DATASET SECTION.
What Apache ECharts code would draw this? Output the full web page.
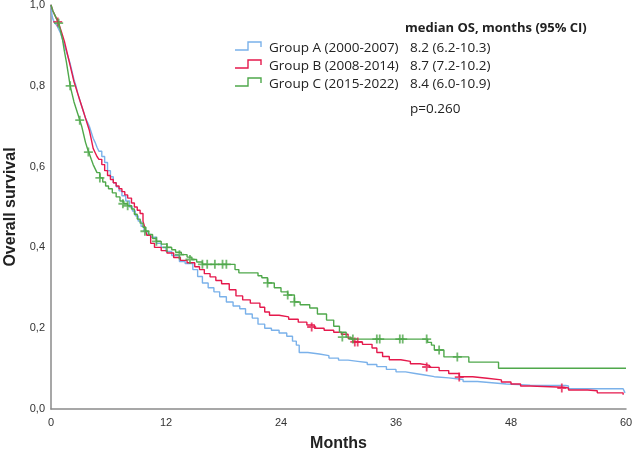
<!DOCTYPE html>
<html>
<head>
<meta charset="utf-8">
<script src="https://cdn.jsdelivr.net/npm/echarts@6/dist/echarts.min.js"></script>
<style>html,body{margin:0;padding:0;background:#fff;}#c{width:633px;height:459px;}</style>
</head>
<body>
<div id="c"></div>
<script>
const xTicks = [0, 12, 24, 36, 48, 60];
const yTicks = [0, 0.2, 0.4, 0.6, 0.8, 1.0];
const groupNames = ['Group A (2000-2007)', 'Group B (2008-2014)', 'Group C (2015-2022)'];
const medianText = ['8.2 (6.2-10.3)', '8.7 (7.2-10.2)', '8.4 (6.0-10.9)'];
const pText = 'p=0.260';

const groupA = [[0,1.0],[0.1,0.975],[0.2,0.965],[0.4,0.955],[0.6,0.95],[0.8,0.94],[1.0,0.93],[1.2,0.915],[1.4,0.90],[1.6,0.885],[1.8,0.87],[2.0,0.855],[2.2,0.835],[2.4,0.815],[2.6,0.80],[2.8,0.78],[3.0,0.765],[3.2,0.75],[3.4,0.735],[3.6,0.72],[3.8,0.71],[4.0,0.70],[4.2,0.685],[4.4,0.67],[4.6,0.66],[4.8,0.648],[5.0,0.638],[5.3,0.625],[5.6,0.61],[5.9,0.59],[6.2,0.575],[6.5,0.56],[6.8,0.55],[7.1,0.54],[7.4,0.528],[7.8,0.515],[8.2,0.50],[8.5,0.49],[8.8,0.478],[9.1,0.465],[9.4,0.452],[9.7,0.44],[10.0,0.432],[10.4,0.425],[11.0,0.41],[11.5,0.40],[12.0,0.39],[12.6,0.38],[13.4,0.365],[14.0,0.36],[14.8,0.345],[15.3,0.328],[15.8,0.312],[16.4,0.30],[17.0,0.29],[17.6,0.278],[18.3,0.265],[19.0,0.255],[19.7,0.248],[20.3,0.235],[21.0,0.225],[21.6,0.21],[22.3,0.20],[23.0,0.195],[23.8,0.188],[24.6,0.18],[25.2,0.168],[25.6,0.158],[25.9,0.14],[26.8,0.136],[28.0,0.132],[29.0,0.126],[30.0,0.121],[31.0,0.118],[32.0,0.115],[33.0,0.11],[34.0,0.105],[35.0,0.098],[36.0,0.092],[37.0,0.088],[38.0,0.084],[39.0,0.08],[40.0,0.077],[41.5,0.073],[43.0,0.068],[44.5,0.065],[46.0,0.062],[47.5,0.059],[50.0,0.058],[53.7,0.057],[54.0,0.05],[59.7,0.047],[59.9,0.04]];
const groupB = [[0,1.0],[0.2,0.985],[0.4,0.975],[0.6,0.965],[0.8,0.955],[1.0,0.94],[1.2,0.925],[1.4,0.91],[1.6,0.89],[1.8,0.87],[2.0,0.85],[2.2,0.83],[2.4,0.81],[2.6,0.795],[2.8,0.78],[3.0,0.765],[3.2,0.75],[3.4,0.735],[3.6,0.72],[3.8,0.705],[4.0,0.69],[4.2,0.668],[4.4,0.645],[4.6,0.635],[4.8,0.625],[5.0,0.618],[5.3,0.605],[5.6,0.59],[5.9,0.578],[6.2,0.568],[6.5,0.56],[6.8,0.552],[7.1,0.545],[7.4,0.538],[7.7,0.53],[8.0,0.522],[8.4,0.51],[8.7,0.50],[9.0,0.492],[9.3,0.484],[9.6,0.465],[9.8,0.448],[10.0,0.43],[10.4,0.41],[10.8,0.40],[11.5,0.392],[12.1,0.386],[12.8,0.375],[13.5,0.368],[14.2,0.362],[15.0,0.352],[15.5,0.345],[16.0,0.335],[16.6,0.327],[17.2,0.318],[17.8,0.31],[18.6,0.295],[19.3,0.28],[20.0,0.27],[20.8,0.262],[21.8,0.252],[22.3,0.24],[22.8,0.232],[23.8,0.228],[24.8,0.222],[25.8,0.215],[26.7,0.208],[27.5,0.2],[28.5,0.195],[29.5,0.19],[30.3,0.185],[31.0,0.175],[31.5,0.166],[32.5,0.16],[33.5,0.151],[34.0,0.14],[34.6,0.13],[35.3,0.122],[36.5,0.118],[37.5,0.112],[38.5,0.108],[39.5,0.103],[40.5,0.095],[41.5,0.088],[42.6,0.08],[44.0,0.076],[45.5,0.072],[47.0,0.067],[48.0,0.062],[49.0,0.057],[50.0,0.054],[53.5,0.052],[54.0,0.047],[56.0,0.045],[57.0,0.04],[59.7,0.035]];
const groupC = [[0,1.0],[0.2,0.985],[0.4,0.975],[0.6,0.965],[0.8,0.955],[1.0,0.935],[1.2,0.915],[1.4,0.885],[1.6,0.86],[1.8,0.83],[2.0,0.80],[2.2,0.78],[2.4,0.76],[2.6,0.745],[2.8,0.73],[3.0,0.715],[3.2,0.70],[3.4,0.68],[3.6,0.66],[3.8,0.645],[4.0,0.632],[4.2,0.618],[4.4,0.605],[4.6,0.595],[4.8,0.585],[5.1,0.572],[5.4,0.562],[5.7,0.552],[6.0,0.545],[6.4,0.535],[6.8,0.525],[7.2,0.515],[7.6,0.508],[8.0,0.503],[8.4,0.495],[8.7,0.482],[9.0,0.47],[9.3,0.46],[9.6,0.45],[9.9,0.44],[10.2,0.432],[10.6,0.422],[11.0,0.415],[11.5,0.408],[12.1,0.40],[12.6,0.394],[13.0,0.388],[13.6,0.382],[14.2,0.376],[14.7,0.37],[15.2,0.364],[15.8,0.358],[19.2,0.345],[19.6,0.337],[21.6,0.33],[22.0,0.325],[22.6,0.312],[23.3,0.30],[24.0,0.29],[24.7,0.282],[25.4,0.265],[26.0,0.258],[27.0,0.25],[27.8,0.235],[28.75,0.22],[29.5,0.205],[30.1,0.19],[30.8,0.178],[31.3,0.173],[39.3,0.165],[39.7,0.158],[40.0,0.146],[41.0,0.129],[43.6,0.116],[46.7,0.101],[60,0.101]];

const censorB = [[0.7,0.958],[27.2,0.203],[31.7,0.166],[32.0,0.166],[39.2,0.104],[42.6,0.079],[53.3,0.052]];
const censorC = [[0.8,0.955],[2.0,0.80],[3.0,0.715],[3.9,0.636],[5.1,0.572],[7.5,0.508],[8.0,0.503],[9.8,0.44],[11.0,0.415],[12.1,0.40],[13.4,0.382],[14.5,0.37],[15.8,0.358],[16.3,0.358],[17.1,0.358],[17.9,0.358],[18.3,0.358],[22.6,0.312],[24.7,0.282],[25.4,0.265],[30.4,0.178],[31.5,0.173],[34.0,0.173],[34.3,0.173],[36.4,0.173],[36.7,0.173],[39.2,0.173],[40.5,0.146],[42.4,0.129]];

const colors = ['#7ab1ea', '#e5194c', '#4fa84b'];
const plus = 'path://M4,0h2v4h4v2h-4v4h-2v-4h-4v-2h4z';

const chart = echarts.init(document.getElementById('c'), null, {renderer: 'canvas'});
function lineSeries(data, c) {
  return {type: 'line', data: data, step: 'end', symbol: 'none', lineStyle: {color: c, width: 1.4}, z: 3, animation: false};
}
function censorSeries(data, c) {
  return {type: 'scatter', data: data, symbol: plus, symbolSize: 9, itemStyle: {color: c}, z: 4, animation: false};
}
const legendGraphics = [];
const rowY = [48, 66, 84];
for (let i = 0; i < 3; i++) {
  const y = rowY[i];
  legendGraphics.push({type: 'polyline', shape: {points: [[235, y + 2], [248, y + 2], [248, y - 6], [261, y - 6], [261, y - 1]]}, style: {stroke: colors[i], lineWidth: 1.4, fill: null}});
  legendGraphics.push({type: 'text', x: 269, y: y, style: {text: groupNames[i], font: '13.5px "Open Sans"', fill: '#222', textVerticalAlign: 'middle'}});
  legendGraphics.push({type: 'text', x: 410, y: y, style: {text: medianText[i], font: '13.5px "Open Sans"', fill: '#222', textVerticalAlign: 'middle'}});
}
legendGraphics.push({type: 'text', x: 405, y: 28, style: {text: 'median OS, months (95% CI)', font: 'bold 13px "Open Sans"', fill: '#222', textVerticalAlign: 'middle'}});
legendGraphics.push({type: 'text', x: 410, y: 109, style: {text: pText, font: '13.5px "Open Sans"', fill: '#222', textVerticalAlign: 'middle'}});

chart.setOption({
  animation: false,
  grid: {left: 51, right: 7, top: 5, bottom: 50, containLabel: false, outerBoundsMode: 'none'},
  xAxis: {
    type: 'value', min: 0, max: 60, interval: 12,
    name: 'Months', nameLocation: 'middle', nameGap: 27,
    nameTextStyle: {fontFamily: 'Liberation Sans', fontWeight: 'bold', fontSize: 16, color: '#222'},
    axisLine: {lineStyle: {color: '#8a8a8a', width: 1.5}},
    axisTick: {show: false}, splitLine: {show: false},
    axisLabel: {fontFamily: 'Liberation Sans', fontSize: 11, color: '#333', margin: 8}
  },
  yAxis: {
    type: 'value', min: 0, max: 1, interval: 0.2,
    name: 'Overall survival', nameLocation: 'middle', nameGap: 30,
    nameTextStyle: {fontFamily: 'Liberation Sans', fontWeight: 'bold', fontSize: 16, color: '#222'},
    axisLine: {show: true, lineStyle: {color: '#8a8a8a', width: 1.5}},
    axisTick: {show: false}, splitLine: {show: false},
    axisLabel: {fontFamily: 'Liberation Sans', fontSize: 11, color: '#333', margin: 6,
      formatter: v => v.toFixed(1).replace('.', ',')}
  },
  series: [
    lineSeries(groupA, colors[0]),
    lineSeries(groupB, colors[1]),
    lineSeries(groupC, colors[2]),
    censorSeries(censorB, colors[1]),
    censorSeries(censorC, colors[2])
  ],
  graphic: legendGraphics
});
</script>
</body>
</html>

REQUIREMENT.
Exactly restate the lines from the beginning of the data through the line with "const pText = 'p=0.260';", and no others, keeping pictures out.

COMPLETE RESPONSE.
What Apache ECharts code would draw this? Output the full web page.
<!DOCTYPE html>
<html>
<head>
<meta charset="utf-8">
<script src="https://cdn.jsdelivr.net/npm/echarts@6/dist/echarts.min.js"></script>
<style>html,body{margin:0;padding:0;background:#fff;}#c{width:633px;height:459px;}</style>
</head>
<body>
<div id="c"></div>
<script>
const xTicks = [0, 12, 24, 36, 48, 60];
const yTicks = [0, 0.2, 0.4, 0.6, 0.8, 1.0];
const groupNames = ['Group A (2000-2007)', 'Group B (2008-2014)', 'Group C (2015-2022)'];
const medianText = ['8.2 (6.2-10.3)', '8.7 (7.2-10.2)', '8.4 (6.0-10.9)'];
const pText = 'p=0.260';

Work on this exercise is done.